WRITTEN TASK |
Omit any picture, and return the remaining data exactly as written.

# # # #

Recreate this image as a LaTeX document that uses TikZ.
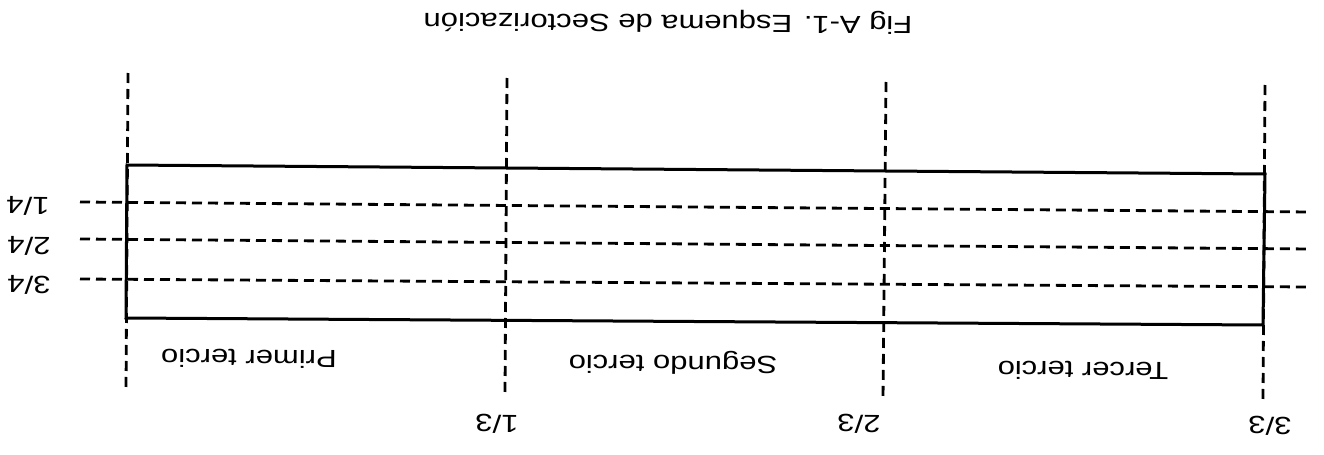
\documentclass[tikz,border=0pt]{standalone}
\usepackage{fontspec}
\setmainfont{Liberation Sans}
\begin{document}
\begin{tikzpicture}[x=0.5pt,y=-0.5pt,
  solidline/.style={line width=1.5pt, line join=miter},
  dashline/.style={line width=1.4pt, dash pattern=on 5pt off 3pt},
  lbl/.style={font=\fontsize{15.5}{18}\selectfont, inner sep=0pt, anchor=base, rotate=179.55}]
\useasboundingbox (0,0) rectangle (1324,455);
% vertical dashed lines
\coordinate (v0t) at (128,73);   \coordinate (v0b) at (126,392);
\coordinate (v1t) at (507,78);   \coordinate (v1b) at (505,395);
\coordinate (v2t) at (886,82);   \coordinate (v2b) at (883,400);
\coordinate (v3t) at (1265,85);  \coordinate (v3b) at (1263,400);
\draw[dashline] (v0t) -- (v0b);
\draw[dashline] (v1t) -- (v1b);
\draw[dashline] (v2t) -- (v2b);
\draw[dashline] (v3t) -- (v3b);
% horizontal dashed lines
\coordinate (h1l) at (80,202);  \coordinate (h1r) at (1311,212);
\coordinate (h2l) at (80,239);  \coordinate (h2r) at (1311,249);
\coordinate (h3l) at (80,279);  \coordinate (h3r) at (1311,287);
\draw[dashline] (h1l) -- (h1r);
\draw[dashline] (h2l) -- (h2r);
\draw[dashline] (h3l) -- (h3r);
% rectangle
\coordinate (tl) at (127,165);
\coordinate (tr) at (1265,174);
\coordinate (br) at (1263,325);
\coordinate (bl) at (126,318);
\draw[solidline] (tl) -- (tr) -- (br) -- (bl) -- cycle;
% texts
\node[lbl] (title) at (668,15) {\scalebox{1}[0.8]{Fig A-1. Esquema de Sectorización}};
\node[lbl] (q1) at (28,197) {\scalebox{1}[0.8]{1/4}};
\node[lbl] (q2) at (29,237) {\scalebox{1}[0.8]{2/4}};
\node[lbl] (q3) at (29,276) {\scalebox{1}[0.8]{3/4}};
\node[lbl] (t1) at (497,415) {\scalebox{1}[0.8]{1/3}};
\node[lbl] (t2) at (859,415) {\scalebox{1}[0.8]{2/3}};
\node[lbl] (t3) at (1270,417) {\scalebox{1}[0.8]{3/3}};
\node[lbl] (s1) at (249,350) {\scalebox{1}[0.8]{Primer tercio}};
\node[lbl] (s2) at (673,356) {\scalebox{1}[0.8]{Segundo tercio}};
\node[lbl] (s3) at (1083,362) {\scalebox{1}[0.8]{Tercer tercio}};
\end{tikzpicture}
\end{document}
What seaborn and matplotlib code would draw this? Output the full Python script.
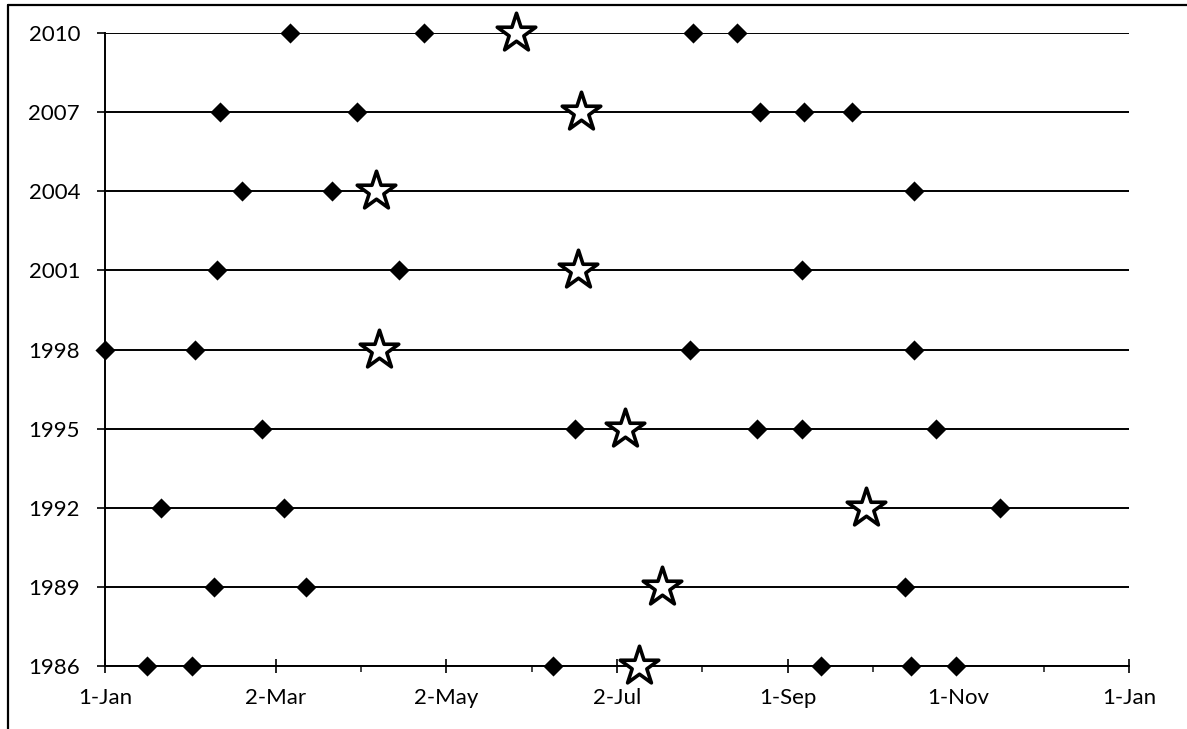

# # # #

TASK RESULT |
Recreate this image as a LaTeX document that uses TikZ.
\documentclass[tikz,border=0pt]{standalone}
\usepackage{fontspec}
\setmainfont{Liberation Sans}
\begin{document}
\begin{tikzpicture}[x=0.5pt,y=-0.5pt,
  solidline/.style={line width=1.5pt, line join=miter},
  dashline/.style={line width=1.4pt, dash pattern=on 5pt off 3pt},
  lbl/.style={font=\fontsize{15.5}{18}\selectfont, inner sep=0pt, anchor=base, rotate=179.55}]
\useasboundingbox (0,0) rectangle (1324,455);
% vertical dashed lines
\coordinate (v0t) at (128,73);   \coordinate (v0b) at (126,392);
\coordinate (v1t) at (507,78);   \coordinate (v1b) at (505,395);
\coordinate (v2t) at (886,82);   \coordinate (v2b) at (883,400);
\coordinate (v3t) at (1265,85);  \coordinate (v3b) at (1263,400);
\draw[dashline] (v0t) -- (v0b);
\draw[dashline] (v1t) -- (v1b);
\draw[dashline] (v2t) -- (v2b);
\draw[dashline] (v3t) -- (v3b);
% horizontal dashed lines
\coordinate (h1l) at (80,202);  \coordinate (h1r) at (1311,212);
\coordinate (h2l) at (80,239);  \coordinate (h2r) at (1311,249);
\coordinate (h3l) at (80,279);  \coordinate (h3r) at (1311,287);
\draw[dashline] (h1l) -- (h1r);
\draw[dashline] (h2l) -- (h2r);
\draw[dashline] (h3l) -- (h3r);
% rectangle
\coordinate (tl) at (127,165);
\coordinate (tr) at (1265,174);
\coordinate (br) at (1263,325);
\coordinate (bl) at (126,318);
\draw[solidline] (tl) -- (tr) -- (br) -- (bl) -- cycle;
% texts
\node[lbl] (title) at (668,15) {\scalebox{1}[0.8]{Fig A-1. Esquema de Sectorización}};
\node[lbl] (q1) at (28,197) {\scalebox{1}[0.8]{1/4}};
\node[lbl] (q2) at (29,237) {\scalebox{1}[0.8]{2/4}};
\node[lbl] (q3) at (29,276) {\scalebox{1}[0.8]{3/4}};
\node[lbl] (t1) at (497,415) {\scalebox{1}[0.8]{1/3}};
\node[lbl] (t2) at (859,415) {\scalebox{1}[0.8]{2/3}};
\node[lbl] (t3) at (1270,417) {\scalebox{1}[0.8]{3/3}};
\node[lbl] (s1) at (249,350) {\scalebox{1}[0.8]{Primer tercio}};
\node[lbl] (s2) at (673,356) {\scalebox{1}[0.8]{Segundo tercio}};
\node[lbl] (s3) at (1083,362) {\scalebox{1}[0.8]{Tercer tercio}};
\end{tikzpicture}
\end{document}
What seaborn and matplotlib code would draw this? Output the full Python script.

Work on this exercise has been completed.